BAYESIAN ONLINE META-LEARNING

Abstract

Neural networks are known to suffer from catastrophic forgetting when trained on sequential datasets. While there have been numerous attempts to solve this problem for large-scale supervised classification, little has been done to overcome catastrophic forgetting for few-shot classification problems. Few-shot metalearning algorithms often require all few-shot tasks to be readily available in a batch for training. The popular gradient-based model-agnostic meta-learning algorithm (MAML) is a typical algorithm that suffers from these limitations. This work introduces a Bayesian online meta-learning framework to tackle the catastrophic forgetting and the sequential few-shot tasks problems. Our framework incorporates MAML into a Bayesian online learning algorithm with Laplace approximation or variational inference. This framework enables few-shot classification on a range of sequentially arriving datasets with a single meta-learned model and training on sequentially arriving few-shot tasks.
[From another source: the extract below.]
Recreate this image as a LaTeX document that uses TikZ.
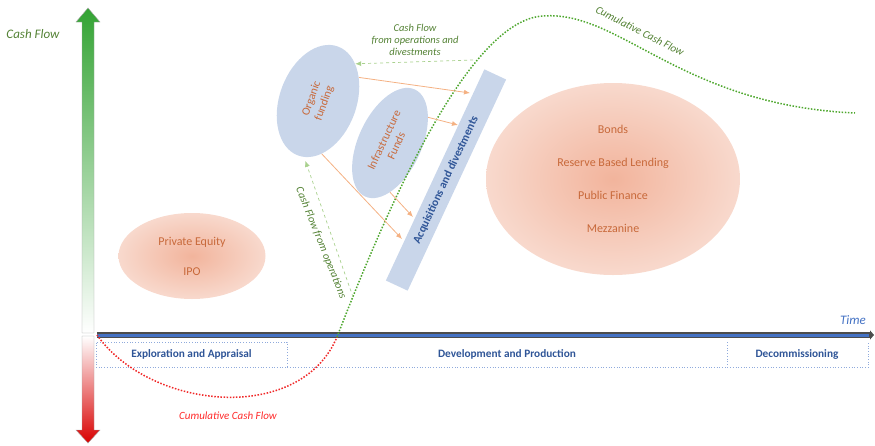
\documentclass[tikz,border=0pt]{standalone}
\usepackage{fontspec}
\setmainfont{Carlito}
\usetikzlibrary{shapes.geometric, arrows.meta, positioning}
\definecolor{cfgreen}{HTML}{548235}
\definecolor{dotgreen}{HTML}{4EA72E}
\definecolor{lgreen}{HTML}{A9D18E}
\definecolor{cfred}{HTML}{FF2A2A}
\definecolor{dotred}{HTML}{F02828}
\definecolor{lblue}{HTML}{C9D6EA}
\definecolor{dblue}{HTML}{2F5597}
\definecolor{axblue}{HTML}{4472C4}
\definecolor{ptxt}{HTML}{C8693A}
\definecolor{salmon}{HTML}{F2B49C}
\definecolor{pale}{HTML}{F8D9CD}
\definecolor{larr}{HTML}{F4B183}
\definecolor{phline}{HTML}{8FAADC}

\begin{document}
\begin{tikzpicture}[x=1pt, y=-1pt,
          blob/.style={ellipse, fill=lblue, inner sep=0pt, text=ptxt,
                       font=\fontsize{11.5}{13.5}\selectfont, align=center},
          fund/.style={ellipse, inner color=salmon, outer color=pale,
                       inner sep=0pt, text=ptxt,
                       font=\fontsize{12}{14}\selectfont, align=center},
          oarr/.style={-{Latex[length=6pt,width=5pt]}, larr, line width=0.8pt},
          garr/.style={-{Latex[length=6pt,width=5pt]}, lgreen, dashed, line width=0.7pt},
          lbl/.style={font=\fontsize{10.5}{12}\selectfont\itshape, text=cfgreen, align=center},
          phase/.style={font=\fontsize{11.3}{13}\selectfont\bfseries, text=dblue},
          phbox/.style={phline, dotted, line width=0.7pt},
          cum/.style={line width=1.5pt, dash pattern=on 1.5pt off 1.6pt},
        ]
          \useasboundingbox (0,0) rectangle (875,445);
          % cash flow axis
          \shade[top color=green!55!black!80, bottom color=white, draw=gray!70]
            (82,333) -- (82,22) -- (76,22) -- (88,8) -- (100,22) -- (94,22) -- (94,333) -- cycle;
          \shade[top color=white, bottom color=red!85!black, draw=gray!70]
            (82,336) -- (82,430) -- (76,430) -- (88,443) -- (100,430) -- (94,430) -- (94,336) -- cycle;
          \node[font=\fontsize{13}{15}\selectfont\itshape, text=cfgreen] (cf) at (33,34) {Cash Flow};
          % time axis
          \coordinate (o) at (97,335);
          \coordinate (tend) at (874,335);
          \draw[gray!60!black, line width=6pt, -{Triangle[length=4pt,width=9pt]}] (o) -- (tend);
          \draw[axblue, line width=3pt, shorten >=5pt] (o) -- (tend);
          \node[font=\fontsize{13}{15}\selectfont\itshape, text=axblue] (time) at (853,320) {Time};
          % phases
          \node[phase, draw=phline, dotted, line width=0.7pt, minimum width=191pt,
                minimum height=25pt] (expl) at (191.5,354.5) {Exploration and Appraisal};
          \node[phase] (dev) at (507,354) {Development and Production};
          \node[phase] (dec) at (797,354) {Decommissioning};
          \draw[phbox] (expl.south east) -- ++(581,0) -- ++(0,-25);
          \draw[phbox] (expl.south east) ++(440,0) -- ++(0,-25);
          % funding sources
          \node[fund, minimum width=147pt, minimum height=86pt] (pe) at (192,256)
            {Private Equity\\[16pt]IPO};
          \node[fund, minimum width=254pt, minimum height=192pt] (debt) at (613,179)
            {Bonds\\[19pt]Reserve Based Lending\\[19pt]Public Finance\\[19pt]Mezzanine};
          \node[rectangle, fill=lblue, minimum width=233pt, minimum height=24pt, rotate=65,
                text=dblue, font=\fontsize{11.5}{13}\selectfont\bfseries] (acq) at (446,180)
            {Acquisitions and divestments};
          \node[blob, minimum width=116pt, minimum height=77pt, rotate=70] (org) at (318,101)
            {Organic\\funding};
          \node[blob, minimum width=118pt, minimum height=63pt, rotate=65] (inf) at (390,143)
            {Infrastructure\\Funds};
          % cumulative cash flow
          \coordinate (be) at (337,337);
          \draw[cum, dotred] (o) .. controls (150,410) and (300,425) .. (be);
          \draw[cum, dotgreen] (be) .. controls (390,200) and (470,20) .. (543,16)
            .. controls (620,10) and (680,105) .. (855,113);
          \node[font=\fontsize{11}{13}\selectfont\itshape, text=cfred] (cumr) at (228,416) {Cumulative Cash Flow};
          \node[font=\fontsize{11}{13}\selectfont\itshape, text=cfgreen, rotate=-27] (cumg) at (640,31) {Cumulative Cash Flow};
          % flows
          \coordinate (t1) at (470,93);
          \coordinate (t2) at (458,125);
          \coordinate (t3) at (413,217);
          \coordinate (t4) at (402,239);
          \draw[oarr] (org.-40) -- (t1);
          \draw[oarr] (inf.-31) -- (t2);
          \draw[oarr] (inf.-155) -- (t3);
          \draw[oarr] (org.-156) -- (t4);
          \coordinate (g1) at (473,60);
          \coordinate (g2) at (353,297);
          \draw[garr] (g1) -- (org.-25);
          \draw[garr, shorten >=4pt] (g2) -- (org.-174);
          \node[lbl] (cfod) at (415,40) {Cash Flow\\from operations and\\divestments};
          \node[lbl, font=\fontsize{11}{13}\selectfont\itshape, rotate=-68] (cfo) at (321,243)
            {Cash Flow from operations};
        \end{tikzpicture}
\end{document}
The experimental evaluations demonstrate that our framework can effectively prevent catastrophic forgetting and is capable of online meta-learning in various few-shot classification settings.

1. INTRODUCTION

Image classification models and algorithms often require an enormous amount of labelled examples for training to achieve state-of-the-art performance. Labelled examples can be expensive and time-consuming to acquire. Human visual systems, on the other hand, are able to recognise new classes after being shown a few labelled examples. Few-shot classification (Miller et al., 2000; Li et al., 2004; 2006; Lake et al., 2011) tackles this issue by learning to adapt to unseen classes (known as novel classes) with very few labelled examples from each class. Recent works show that metalearning provides promising approaches to few-shot classification problems (Santoro et al., 2016; Finn et al., 2017; Li et al., 2017; Ravi & Larochelle, 2017) . Meta-learning or learning-to-learn (Schmidhuber, 1987; Thrun & Pratt, 1998) takes the learning process a level deeper -instead of learning from the labelled examples in the training classes (known as base classes), meta-learning learns the example-learning process. The training process in meta-learning that utilises the base classes is called the meta-training stage, and the evaluation process that reports the few-shot performance on the novel classes is known as the meta-evaluation stage. Despite being a promising solution to few-shot classification problems, meta-learning methods suffer from several limitations: 1. Unable to continually learn from sequential few-shot tasks: It is mandatory to have all base classes readily available for meta-training. Such meta-learning algorithms often require sampling a number of few-shot tasks in every iteration for optimisation. 2. Unable to retain few-shot classification ability on sequential datasets that have evident distributional shift: A meta-learned model is restricted to perform few-shot classification on a specific dataset, in the sense that the base and novel classes have to originate from the same dataset distribution. A meta-learned model loses its few-shot classification ability on previous datasets as new ones arrive subsequently for meta-training. We emphasise that the task mentioned in this paper refers to the few-shot task for meta-learning. This paper considers meta-learning a single model for few-shot classification in the sequential datasets and sequential few-shot tasks settings respectively.